8.3.5 HTML Forms

8.3.5  HTML Forms

    A lot of CGI programs work with HTML forms. Such a CGI program accepts form information sent to it by a browser, and processes the information to produce results that are sent back to the browser for display as response. Usually, the CGI program takes other requested actions such as enrolling a person in a mailing list, starting the process needed to accept credit card payment and ship a book to the customer, etc. Therefore, is is necessary to understand the syntax of forms well. The reader is advised to consult a book such as HTML and XHML: The Definitive Guide [MK00], XHMTL By Example [Nav00] or Web Design in a Nutshell [Nie99].

  There is a very powerful Perl module called CGI.pm that makes many aspects of CGI programming much easier than starting from scratch [Ste98]. In this book, we examine only a few of the capabilities of the CGI.pm module. In particular, we use CGI.pm to obtain the parameters that have been passed to the CGI program. Many of the functions that CGI.pm provides allows one to produce HTML tags in the correct manner. However, the author of this book does not find much use
for most such constructs. If one produces HTML using a CGI program, the author feels that he or she should know HTML syntax. There is no need to learn another language that produces HTML code, albeit at a slightly higher level. There are too many programming languages to learn and use, and the author prefers one less!  And, HTML is extremely simple.

  There are two types of HTML forms on the Web: GET forms and POST forms. The two names are associated with the type of method for data submission used by the form. When an HTML form is filled with data by a viewer, the data needs to be sent to the server. Action is taken by the server based on the form data by delegating the task to a helper program such as a CGI program. This program is accessible on the Web using a URL, and this URL is available as the value of the ACTION attribute of the HTML form. Each data field in the
form has a name and each of the fields in the form that is filled has a value. A form field that remains unfilled has no associated value. The name-value pairs are sent to the Web server by the browser using a specific format. The form data is encoded using a standard and simple encoding process. Some character transformations are performed by the browser before the name-value pairs are constructed. For a name-value pair, the name is followed by an equal sign, and then the value. There are no spaces in-between. Name-value pairs are separated from each other with the ampersand character. Thus, the form data may look like the following assuming we have three fields in the form.
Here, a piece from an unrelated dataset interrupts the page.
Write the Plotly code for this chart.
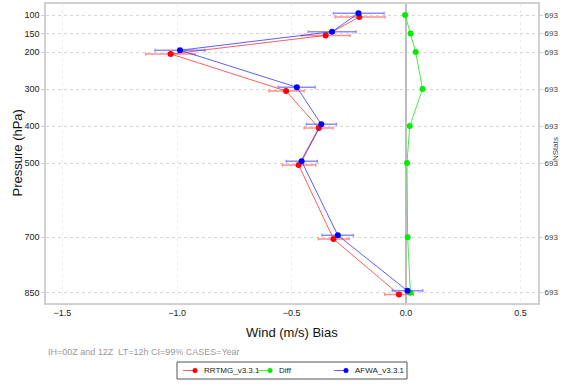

name1=value1&name2=value2&name3=value3

The difference between a GET form and a POST form lies in the manner in which data is sent to the server by the browser. In a GET form, the browser sends the ACTION URL and the form data to the browser in one transmission with a question mark character between the two.

URL?name-value-pairs

URL is the full URL of the program that is found in the ACTION attribute of the form. name-value-pairs follow the format given earlier. In a POST form, data is sent by the browser to the server in two transmissions unlike the single transmission in the case of a GET form. In the case of a POST form, the URL is sent alone first. Next, in a separate transmission, the name-values pairs constructed in the manner discussed earlier are sent.

 Since the data are sent in two different ways, a general servicing CGI program has to capture the data in two different ways. The encoding process is the same in the two cases, and hence, the decoding process is the same as well. The CGI.pm module makes the capturing of data easy. If we use the CGI.pm module, we do not have to worry about whether it uses the GET or the POST method. We do not have to know the encoding process so we can undo it to be able to decode. One of the functionalities that is most useful in the CGI.pm module is the param method that captures a piece of field data based on the name of the form’s field. It is also possible to write a form-handling CGI program without using the CGI.pm module [Gun00] although we do
not discuss it here.

    For a CGI program that responds to a user-filled HTML form, there are usually two things that have to work together. First, we must have an HTML file. A CGI program is usually called by the server when a browser submits an HTML form. An HTML form has an ACTION attribute whose value must be a URL that corresponds to a program that can take the form input and process it and return a result. For several years in the early years of the Web, CGI programs were the only way to handle forms, although now there are other mechanisms such as Microsoft ASPs and
Java servlets. Thus, the second requirement to handle form data is a program. The CGI program must examine the form data, see if they are acceptable (although JavaScript and other scripting languages can help by doing some filtering on the browser itself), and if they are appropriate produce the appropriate output in HTML format and send it back to the browser for display. The CGI program may be able to produce the output directly by performing some computation, but frequently a CGI program contacts a data source like a database and gets data from it before producing the HTML page it returns. The output of the CGI program is automatically sent to the browser that made the request to the CGI program by filling in the form.